The Swamp: The Everglades, Florida, and the Politics of Paradise, Michael Grunwald, Simon & Schuster, 2006
South Florida is one of the most fundamentally transformed landscapes in America, and this is the story of how it happened. Lucidly told, the history of the region’s unparalleled boosterism and real estate scheming needs no embellishment to be appreciated.
Visionary State: A Journey Through California’s Spiritual Landscape, Erik Davis, photographs by Michael Rauner, Chronicle Books, 2006
Nice big book full of surprises, covering places related to spirituality, mostly of an unconventional sort, in the state with possibly the widest spectrum of spiritual establishments.

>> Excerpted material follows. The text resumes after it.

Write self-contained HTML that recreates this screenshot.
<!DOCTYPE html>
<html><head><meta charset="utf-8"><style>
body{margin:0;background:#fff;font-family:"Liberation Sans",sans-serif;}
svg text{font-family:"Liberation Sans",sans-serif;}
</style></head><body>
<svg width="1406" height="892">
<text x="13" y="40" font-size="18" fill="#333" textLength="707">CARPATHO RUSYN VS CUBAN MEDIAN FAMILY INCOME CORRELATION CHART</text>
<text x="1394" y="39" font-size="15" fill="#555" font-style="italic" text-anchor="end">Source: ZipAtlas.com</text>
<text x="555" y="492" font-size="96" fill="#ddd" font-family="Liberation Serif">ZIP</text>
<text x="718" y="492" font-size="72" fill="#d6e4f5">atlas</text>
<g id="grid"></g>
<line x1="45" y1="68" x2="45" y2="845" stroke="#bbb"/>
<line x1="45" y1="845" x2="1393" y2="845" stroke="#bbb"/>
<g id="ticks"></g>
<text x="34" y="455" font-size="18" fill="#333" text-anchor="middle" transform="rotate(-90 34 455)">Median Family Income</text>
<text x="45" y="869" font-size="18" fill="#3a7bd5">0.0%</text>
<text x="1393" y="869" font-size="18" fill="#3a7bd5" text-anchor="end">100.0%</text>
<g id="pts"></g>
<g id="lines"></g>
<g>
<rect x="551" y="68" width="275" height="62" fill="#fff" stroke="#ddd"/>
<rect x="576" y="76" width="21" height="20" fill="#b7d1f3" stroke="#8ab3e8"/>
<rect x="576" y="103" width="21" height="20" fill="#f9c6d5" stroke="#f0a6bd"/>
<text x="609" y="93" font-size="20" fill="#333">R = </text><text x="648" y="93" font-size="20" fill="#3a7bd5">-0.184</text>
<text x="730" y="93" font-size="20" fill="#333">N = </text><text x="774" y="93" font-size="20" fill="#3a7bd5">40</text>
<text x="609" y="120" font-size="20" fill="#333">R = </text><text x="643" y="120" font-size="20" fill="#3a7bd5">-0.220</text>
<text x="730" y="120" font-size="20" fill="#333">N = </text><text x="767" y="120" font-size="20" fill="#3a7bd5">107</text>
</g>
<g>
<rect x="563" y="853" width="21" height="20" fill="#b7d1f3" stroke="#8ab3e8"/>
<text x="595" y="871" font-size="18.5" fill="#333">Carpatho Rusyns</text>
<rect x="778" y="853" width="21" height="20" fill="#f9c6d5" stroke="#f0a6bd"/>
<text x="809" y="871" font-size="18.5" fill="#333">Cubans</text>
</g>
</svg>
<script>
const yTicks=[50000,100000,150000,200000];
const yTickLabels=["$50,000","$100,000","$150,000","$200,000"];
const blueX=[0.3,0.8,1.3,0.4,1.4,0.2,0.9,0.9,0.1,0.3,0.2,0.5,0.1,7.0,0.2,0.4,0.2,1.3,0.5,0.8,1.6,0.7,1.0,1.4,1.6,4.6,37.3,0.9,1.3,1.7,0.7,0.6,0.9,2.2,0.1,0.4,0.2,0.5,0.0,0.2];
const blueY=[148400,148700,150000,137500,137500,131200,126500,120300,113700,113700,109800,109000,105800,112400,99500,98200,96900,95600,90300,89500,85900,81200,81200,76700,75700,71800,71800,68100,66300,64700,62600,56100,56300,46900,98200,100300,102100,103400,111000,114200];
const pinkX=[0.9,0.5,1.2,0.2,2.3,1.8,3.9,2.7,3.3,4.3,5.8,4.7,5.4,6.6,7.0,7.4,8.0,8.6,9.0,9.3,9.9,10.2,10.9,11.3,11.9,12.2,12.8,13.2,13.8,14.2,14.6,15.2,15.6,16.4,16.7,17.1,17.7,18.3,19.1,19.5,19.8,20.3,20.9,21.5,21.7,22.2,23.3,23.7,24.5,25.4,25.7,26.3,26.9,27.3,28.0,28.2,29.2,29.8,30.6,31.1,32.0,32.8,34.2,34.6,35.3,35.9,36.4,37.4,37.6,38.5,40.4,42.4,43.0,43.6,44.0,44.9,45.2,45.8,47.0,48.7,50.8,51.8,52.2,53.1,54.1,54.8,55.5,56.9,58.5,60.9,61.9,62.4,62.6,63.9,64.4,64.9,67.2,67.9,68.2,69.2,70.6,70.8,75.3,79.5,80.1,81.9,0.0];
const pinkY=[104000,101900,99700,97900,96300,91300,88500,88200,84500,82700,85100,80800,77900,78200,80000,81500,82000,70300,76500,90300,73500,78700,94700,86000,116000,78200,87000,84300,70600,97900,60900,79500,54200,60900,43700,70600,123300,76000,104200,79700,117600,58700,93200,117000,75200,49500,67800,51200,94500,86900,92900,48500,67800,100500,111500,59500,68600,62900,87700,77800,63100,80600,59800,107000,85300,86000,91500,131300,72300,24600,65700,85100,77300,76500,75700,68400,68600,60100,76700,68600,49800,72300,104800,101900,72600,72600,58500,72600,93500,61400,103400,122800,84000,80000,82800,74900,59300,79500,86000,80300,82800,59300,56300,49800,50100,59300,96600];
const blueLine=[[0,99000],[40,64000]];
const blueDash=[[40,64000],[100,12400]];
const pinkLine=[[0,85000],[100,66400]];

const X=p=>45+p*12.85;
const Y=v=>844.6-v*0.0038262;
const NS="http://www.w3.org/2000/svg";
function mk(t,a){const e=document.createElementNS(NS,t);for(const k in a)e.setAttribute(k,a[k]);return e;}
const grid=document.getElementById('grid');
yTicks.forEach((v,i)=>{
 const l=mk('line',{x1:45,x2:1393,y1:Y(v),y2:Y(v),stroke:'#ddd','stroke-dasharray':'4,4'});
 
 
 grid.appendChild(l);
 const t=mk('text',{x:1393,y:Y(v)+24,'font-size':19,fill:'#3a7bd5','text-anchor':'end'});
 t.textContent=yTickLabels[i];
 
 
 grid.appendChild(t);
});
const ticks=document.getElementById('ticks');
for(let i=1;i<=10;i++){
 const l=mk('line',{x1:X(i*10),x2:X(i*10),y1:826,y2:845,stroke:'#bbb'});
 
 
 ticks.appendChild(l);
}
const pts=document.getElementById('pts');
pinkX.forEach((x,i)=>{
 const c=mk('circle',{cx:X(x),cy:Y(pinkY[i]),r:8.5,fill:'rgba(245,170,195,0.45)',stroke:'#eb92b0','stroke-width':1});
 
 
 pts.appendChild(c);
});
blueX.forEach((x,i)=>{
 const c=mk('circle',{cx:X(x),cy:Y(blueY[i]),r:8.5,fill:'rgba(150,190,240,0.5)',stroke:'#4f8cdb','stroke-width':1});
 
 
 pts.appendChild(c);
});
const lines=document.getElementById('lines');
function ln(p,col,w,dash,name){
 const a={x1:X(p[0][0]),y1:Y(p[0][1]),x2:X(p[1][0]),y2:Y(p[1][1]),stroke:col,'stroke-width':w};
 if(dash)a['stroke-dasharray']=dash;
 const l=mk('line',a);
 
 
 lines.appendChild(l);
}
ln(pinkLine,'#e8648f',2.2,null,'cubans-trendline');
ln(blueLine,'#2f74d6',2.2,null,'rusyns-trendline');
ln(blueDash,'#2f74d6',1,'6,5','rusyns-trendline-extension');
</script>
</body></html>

Drosscape: Wasting Land in Urban America, Alan Berger, Princeton Architectural Press, 2006
Following up his the epic Reclaiming the American West, which focused on the mining landscape of the American intermountain west, Alan Berger charted and chartered a course over the rest of the country, shooting out the windows of Cessnas with a medium format camera, shooting suburbs, office parks, and spent industrial grounds of ten major American cities, the “Drosscape” of the title. The book is also full of text, maps, and graphics that show the patterns of movement from center to peripheries, and the filling in of the in-between, though it is the captioned aerial images, low, oblique, that stand out, telling the story with documentary eloquence.

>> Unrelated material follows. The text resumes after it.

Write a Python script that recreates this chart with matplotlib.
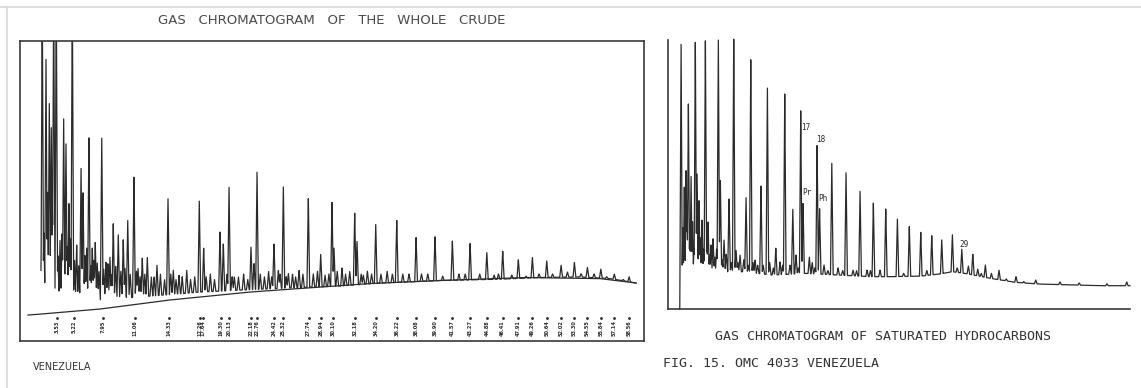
import matplotlib.pyplot as plt
import numpy as np
from matplotlib.lines import Line2D

# ----- Matplotlib settings -----
plt.rcParams["font.family"] = "DejaVu Sans"
INK = "#2b2b2b"

# ----- Data -----
# Whole crude: retention time [min], detector response [% of full scale]
crude_peak_t = [2.09, 2.14, 2.50, 2.82, 3.01, 3.24, 3.49, 3.85, 4.20, 4.42, 4.71, 5.03,
                5.87, 6.06, 6.41, 6.63, 6.95, 7.24, 7.43, 7.86, 8.27, 8.65, 8.97, 9.45,
                9.93, 10.36, 10.96, 11.35, 11.76, 12.24, 12.63, 13.17, 14.23, 14.74, 15.29,
                16.03, 17.24, 17.66, 19.23, 19.55, 20.10, 20.61, 22.21, 22.50, 22.79, 24.42,
                24.84, 25.32, 25.80, 26.83, 27.72, 28.91, 29.33, 30.00, 30.19, 30.96, 32.18,
                32.40, 33.01, 34.20, 36.22, 38.08, 39.90, 40.64, 41.57, 43.27, 44.88, 45.58,
                46.41, 47.28, 47.91, 48.65, 49.26, 50.64, 52.02, 52.63, 53.30, 53.94, 54.55,
                55.19, 55.84, 57.14, 58.56]
crude_peak_r = [34.7, 120, 95.6, 77.8, 69.3, 120, 120, 27.4, 71.9, 63.9, 40.9, 120,
                54.5, 45.6, 24.9, 65.1, 24.9, 26.6, 19.0, 65.7, 19.3, 21.2, 33.6, 29.6,
                27.7, 34.7, 50.8, 17.2, 20.8, 21.3, 13.9, 18.2, 43.1, 16.4, 14.6,
                16.4, 41.7, 24.5, 30.4, 26.3, 46.7, 13.9, 24.9, 19.0, 52.3, 26.3,
                16.4, 46.8, 15.3, 16.4, 43.2, 22.3, 14.6, 41.4, 24.5, 17.2, 37.3,
                27.1, 14.6, 33.2, 35.0, 28.4, 28.9, 14.2, 27.1, 26.4, 22.9, 14.6,
                23.5, 14.6, 20.3, 14.2, 21.1, 19.8, 18.2, 15.7, 19.2, 15.1, 17.4,
                15.0, 16.8, 14.9, 14.0]
# small unresolved peaks riding on the hump
crude_minor_t = [2.3, 2.65, 3.12, 3.65, 4.05, 4.55, 4.85, 5.25, 5.45, 5.65, 6.25, 6.8,
                 7.1, 7.6, 8.05, 8.45, 8.8, 9.2, 9.7, 10.1, 10.6, 11.2, 11.55, 12.0,
                 12.9, 13.5, 13.9, 14.5, 15.0, 15.6, 16.4, 16.8, 17.9, 18.3, 18.7,
                 19.9, 20.4, 21.0, 21.5, 21.9, 23.1, 23.5, 23.9, 24.2, 25.0, 25.6,
                 26.2, 26.5, 27.2, 28.2, 28.6, 29.7, 30.5, 31.3, 31.7, 32.8, 33.4,
                 33.8, 34.7, 35.3, 35.8, 36.8, 37.4, 38.6, 39.2, 42.2, 42.8, 44.2,
                 46.0, 49.9, 51.2, 56.4, 58.0]
crude_minor_r = [30, 45, 38, 22, 30, 25, 28, 20, 26, 18, 22, 18, 20, 16, 17, 19, 15, 18,
                 16, 17, 15, 16, 14, 15, 14, 15, 13, 15, 13, 14, 13, 14, 14, 15, 13,
                 15, 14, 14, 15, 13, 15, 14, 16, 14, 15, 14, 15, 14, 15, 15, 16, 15,
                 16, 15, 16, 15, 16, 15, 15, 16, 15, 15, 15, 15, 15, 15, 15, 15, 15,
                 15, 15, 14, 13]
crude_floor_t = [2.02, 3.85, 7.69, 12.50, 17.31, 21.15, 25.96, 30.77, 34.62, 40.38,
                 46.15, 50.00, 53.85, 56.73, 59.23]
crude_floor_r = [0.7, 3.6, 5.5, 6.9, 8.4, 9.1, 9.9, 10.6, 11.7, 12.6,
                 13.1, 13.7, 13.9, 13.3, 11.7]
crude_base_t = [0.77, 2.12, 7.69, 14.42, 22.12, 33.65, 40.38, 48.65, 55.77, 59.23]
crude_base_r = [0.0, 0.4, 2.2, 5.5, 8.4, 11.5, 12.6, 13.7, 13.3, 11.7]
crude_label_t = [3.53, 5.22, 7.95, 11.06, 14.33, 17.26, 17.64, 19.30, 20.13, 22.18, 22.76,
                 24.42, 25.32, 27.74, 28.94, 30.10, 32.18, 34.20, 36.22, 38.08, 39.90,
                 41.57, 43.27, 44.88, 46.41, 47.91, 49.26, 50.64, 52.02, 53.30, 54.55,
                 55.84, 57.14, 58.56]

# Saturated hydrocarbons
sat_peak_t = [1.41, 1.76, 1.95, 2.20, 2.49, 2.95, 3.14, 3.35, 3.68, 4.04, 4.33, 4.65,
              4.87, 5.44, 5.66, 6.06, 6.60, 7.11, 7.36, 7.79, 8.44, 8.95, 9.42, 10.06,
              10.75, 11.66, 12.12, 12.63, 13.50, 13.85, 14.36, 14.61, 15.29, 16.13, 16.40,
              16.88, 17.72, 18.40, 19.26, 20.02, 20.78, 21.54, 22.22, 22.94, 23.56, 24.82,
              26.11, 27.35, 28.54, 29.62, 30.77, 31.79, 32.50, 32.98, 33.52, 34.34, 35.82,
              37.66, 39.79, 42.42, 49.64]
sat_peak_r = [98.2, 44.6, 50.7, 75.4, 48.9, 99.0, 50.0, 39.8, 32.5, 99.4, 31.8, 23.4,
              25.9, 99.6, 47.1, 25.2, 40.6, 100.0, 21.5, 19.7, 41.0, 91.9, 17.9, 45.3,
              81.8, 22.3, 17.2, 78.9, 36.8, 19.7, 72.6, 38.7, 19.0, 60.5, 36.8,
              16.1, 53.8, 15.0, 50.4, 14.2, 43.2, 14.2, 38.9, 14.2, 36.8, 33.1,
              30.4, 28.0, 27.0, 25.4, 27.3, 21.9, 15.7, 20.0, 14.6, 16.1, 14.2,
              11.8, 10.6, 9.9, 9.9]
sat_minor_t = [1.6, 2.05, 2.35, 2.65, 2.8, 3.5, 3.85, 4.2, 4.5, 5.05, 5.25, 5.85, 6.3,
               6.85, 7.55, 8.2, 8.7, 9.2, 9.7, 10.3, 11.0, 11.4, 12.4, 13.2, 14.1,
               15.6, 15.9, 17.3, 18.9, 20.4, 21.9, 25.5, 28.0, 31.3, 33.9, 35.0,
               36.6, 38.5, 44.5, 47.5]
sat_minor_r = [30, 35, 28, 32, 22, 26, 22, 24, 20, 19, 22, 18, 20, 17, 17, 18, 16, 17,
               16, 16, 17, 15, 16, 16, 15, 17, 15, 14, 14, 14, 14, 13, 14, 15, 13,
               13, 11, 10, 9.5, 9.2]
sat_floor_t = [1.19, 1.73, 2.92, 4.00, 5.84, 8.01, 11.26, 14.86, 18.40, 22.08, 24.03,
               27.27, 29.44, 30.74, 32.14, 34.85, 37.66, 40.26, 43.51, 46.75, 50.00]
sat_floor_r = [0.0, 2.7, 8.8, 11.2, 13.6, 13.6, 12.4, 13.0, 12.4, 11.8, 11.8,
               12.0, 12.8, 13.6, 13.0, 11.2, 9.7, 9.1, 8.8, 8.5, 8.5]
sat_note_text = ["17", "18", "Pr", "Ph", "29"]
sat_note_t = [14.94, 16.56, 15.04, 16.77, 32.03]
sat_note_r = [66.1, 61.7, 42.7, 40.5, 23.4]


# ----- Functions -----
def build_trace(peak_t, peak_r, floor_t, floor_r, half_width, n=9000):
    grid = np.linspace(floor_t[0], floor_t[-1], n)
    base = np.interp(grid, floor_t, floor_r)
    bump = np.zeros_like(grid)
    for t, r in zip(peak_t, peak_r):
        h = r - np.interp(t, floor_t, floor_r)
        bump = np.maximum(bump, h * np.clip(1 - np.abs(grid - t) / half_width, 0, None))
    return grid, base + bump


def style_spines(ax, sides):
    for side in sides:
        ax.spines[side].set_linewidth(1.2)
        ax.spines[side].set_color("#3a3a3a")
    ax.set_xticks([])
    ax.set_yticks([])


# ----- Figure -----
fig = plt.figure(figsize=(11.41, 3.88), dpi=100)
fig.add_artist(Line2D([0, 1], [0.981, 0.981], color="#d8d8d8", lw=1.2))
fig.add_artist(Line2D([0.0057, 0.0057], [0, 0.981], color="#d8d8d8", lw=1.2))

# Left: whole crude
ax1 = fig.add_axes([0.0175, 0.121, 0.547, 0.773])
t, s = build_trace(crude_peak_t + crude_minor_t, crude_peak_r + crude_minor_r,
                   crude_floor_t, crude_floor_r, 0.13)
ax1.plot(crude_base_t, crude_base_r, color=INK, lw=0.9)
ax1.plot(t, s, color=INK, lw=0.9)
ax1.plot(crude_label_t, [-1.1] * len(crude_label_t), ls="none", marker=".", ms=2, color=INK)
for lt in crude_label_t:
    ax1.text(lt, -2.0, f"{lt:.2f}", rotation=90, fontsize=3.6, color=INK,
             fontweight="bold", ha="center", va="top")
ax1.set_xlim(0, 60)
ax1.set_ylim(-9.49, 100)
style_spines(ax1, ("left", "right", "top", "bottom"))

fig.text(0.291, 0.948, "GAS   CHROMATOGRAM   OF   THE   WHOLE   CRUDE", fontsize=9.5,
         color="#4a4a4a", ha="center", va="center")
fig.text(0.029, 0.054, "VENEZUELA", fontsize=7, color="#333333", ha="left", va="center")

# Right: saturated hydrocarbons
ax2 = fig.add_axes([0.5855, 0.2036, 0.4049, 0.7062])
t, s = build_trace(sat_peak_t + sat_minor_t, sat_peak_r + sat_minor_r,
                   sat_floor_t, sat_floor_r, 0.14)
ax2.plot(t, s, color=INK, lw=0.9, clip_on=False)
for txt, nt, nr in zip(sat_note_text, sat_note_t, sat_note_r):
    ax2.text(nt, nr, txt, fontsize=5.5, family="DejaVu Sans Mono", color=INK,
             ha="center", va="center")
ax2.set_xlim(0, 50)
ax2.set_ylim(0, 100)
ax2.spines["top"].set_visible(False)
ax2.spines["right"].set_visible(False)
ax2.spines["left"].set_bounds(0, 98.2)
style_spines(ax2, ("left", "bottom"))

fig.text(0.774, 0.132, "GAS CHROMATOGRAM OF SATURATED HYDROCARBONS", fontsize=9.5,
         family="DejaVu Sans Mono", color="#333333", ha="center", va="center")
fig.text(0.581, 0.062, "FIG. 15. OMC 4033 VENEZUELA", fontsize=9.5,
         family="DejaVu Sans Mono", color="#333333", ha="left", va="center")

fig.savefig("out.png", dpi=100)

Box Boats: How Container Ships Changed the World, Brian J. Cudahy, Fordham University Press, 2006
An account of the evolution of containerized shipping from the perspective of a maritime historian. With more charts and tables, and more of an industry-wide approach than The Box, another book on the subject released this year, Box Boats makes a good compliment to that more narrative book.

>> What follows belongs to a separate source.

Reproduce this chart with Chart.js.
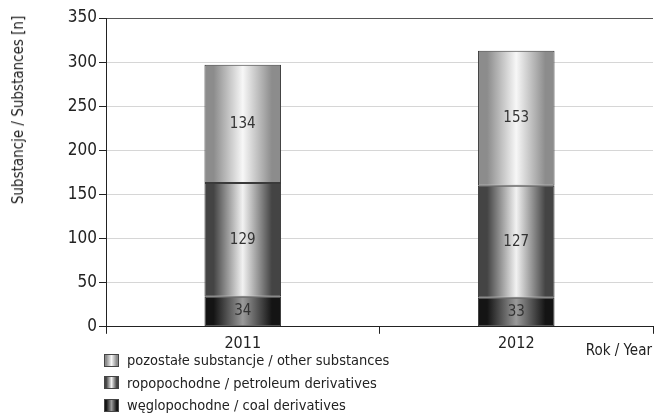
<!DOCTYPE html>
<html>
<head>
<meta charset="utf-8">
<script src="https://cdn.jsdelivr.net/npm/chart.js@4/dist/chart.umd.min.js"></script>
<style>
  html, body { margin: 0; padding: 0; background: #fff; }
  #wrap { position: relative; width: 654px; height: 413px; font-family: "Liberation Sans Narrow", "DejaVu Sans Condensed", sans-serif; color: #222; }
  #chart { position: absolute; left: 0; top: 0; }
  #ytitle { position: absolute; left: 18px; top: 110px; transform: translate(-50%, -50%) rotate(-90deg); white-space: nowrap; font-size: 15px; }
  #xtitle { position: absolute; right: 2px; top: 341px; font-size: 15px; }
  #legend { position: absolute; left: 104px; top: 349px; font-size: 14.5px; }
  #legend div { height: 22.5px; display: flex; align-items: center; }
  #legend span.box { width: 15px; height: 13px; margin-right: 8px; box-sizing: border-box; border: 1px solid #444; }
</style>
</head>
<body>
<div id="wrap">
  <canvas id="chart" width="654" height="413"></canvas>
  <div id="ytitle">Substancje / Substances [n]</div>
  <div id="xtitle">Rok / Year</div>
  <div id="legend"></div>
</div>
<script>
// lata i liczby substancji w poszczególnych grupach
const years = ["2011", "2012"];
const coal = [34, 33];
const petroleum = [129, 127];
const other = [134, 153];
const yTicks = [0, 50, 100, 150, 200, 250, 300, 350];

const FONT = "'Liberation Sans Narrow', 'DejaVu Sans Condensed', sans-serif";

// poziome gradienty: krawędź, środek
const shades = {
  coal: ["#141414", "#9a9a9a"],
  petroleum: ["#444444", "#f2f2f2"],
  other: ["#8c8c8c", "#f7f7f7"],
};
const BAR_PCT = 0.28;

function gradientFill(key) {
  return function (c) {
    const chart = c.chart;
    const x = chart.scales.x;
    if (!chart.chartArea || !x) return shades[key][0];
    const cx = x.getPixelForValue(c.dataIndex);
    const w = (x.width / years.length) * BAR_PCT;
    const g = chart.ctx.createLinearGradient(cx - w / 2, 0, cx + w / 2, 0);
    const s = shades[key];
    g.addColorStop(0, s[0]);
    g.addColorStop(0.12, s[0]);
    g.addColorStop(0.5, s[1]);
    g.addColorStop(0.88, s[0]);
    g.addColorStop(1, s[0]);
    return g;
  };
}

const valueLabels = {
  id: "valueLabels",
  afterDatasetsDraw(chart) {
    const ctx = chart.ctx;
    ctx.save();
    ctx.font = "15px " + FONT;
    ctx.fillStyle = "#333";
    ctx.textAlign = "center";
    ctx.textBaseline = "middle";
    chart.data.datasets.forEach((ds, i) => {
      chart.getDatasetMeta(i).data.forEach((bar, j) => {
        const p = bar.getProps(["x", "y", "base"], true);
        ctx.fillText(String(ds.data[j]), p.x, (p.y + p.base) / 2);
      });
    });
    ctx.restore();
  },
};

new Chart(document.getElementById("chart"), {
  type: "bar",
  data: {
    labels: years,
    datasets: [
      { label: "węglopochodne / coal derivatives", data: coal, backgroundColor: gradientFill("coal") },
      { label: "ropopochodne / petroleum derivatives", data: petroleum, backgroundColor: gradientFill("petroleum") },
      { label: "pozostałe substancje / other substances", data: other, backgroundColor: gradientFill("other") },
    ].map((d) => Object.assign(d, {
      borderColor: "#3a3a3a", borderWidth: 1, borderSkipped: false,
      barPercentage: BAR_PCT, categoryPercentage: 1,
    })),
  },
  options: {
    responsive: false,
    animation: false,
    layout: { padding: { left: 0, top: 18, right: 1, bottom: 60 } },
    plugins: { legend: { display: false }, tooltip: { enabled: false } },
    scales: {
      x: {
        stacked: true,
        offset: true,
        grid: { offset: true, drawOnChartArea: false, tickLength: 7, tickColor: "#222", lineWidth: 1 },
        border: { color: "#222" },
        ticks: { color: "#222", font: { family: FONT, size: 16 }, padding: 0 },
      },
      y: {
        stacked: true,
        min: 0,
        max: 350,
        afterBuildTicks: (s) => { s.ticks = yTicks.map((v) => ({ value: v })); },
        grid: {
          color: (c) => (c.tick && c.tick.value === 350 ? "#555" : "#d6d6d6"),
          tickColor: "#222",
          tickLength: 7,
        },
        border: { color: "#222" },
        ticks: { color: "#222", font: { family: FONT, size: 17 }, padding: 2 },
        afterFit: (s) => { s.width = 106; },
      },
    },
  },
  plugins: [valueLabels],
});

// legenda: od góry pozostałe, ropopochodne, węglopochodne
const legendRows = [
  ["pozostałe substancje / other substances", shades.other],
  ["ropopochodne / petroleum derivatives", shades.petroleum],
  ["węglopochodne / coal derivatives", shades.coal],
];
document.getElementById("legend").innerHTML = legendRows.map((r) =>
  '<div><span class="box" style="background:linear-gradient(to right,' + r[1][0] + ' 10%,' + r[1][1] + ' 50%,' + r[1][0] + ' 90%)"></span>' + r[0] + "</div>"
).join("");
</script>
</body>
</html>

Bayou Farewell: The Rich Life and Tragic Death of Louisiana’s Cajun Coast, Mike Tidwell, Random House, 2003
A first person narrative account of visits to the lives of shrimpers, fishermen, and preservationists in the literally vanishing landscape of coastal Louisiana. Tremendously evocative of this amazing and unique part of the country, and an easy read that ends up being a call to arms for this important environmental story.
Rubble: Unearthing the History of Demolition, Jeff Byles, Three Rivers Press, 2006
This essential book on the history of tearing things down helps, in its small but important way, to address the imbalance that exists from the disproportionate number of books about building.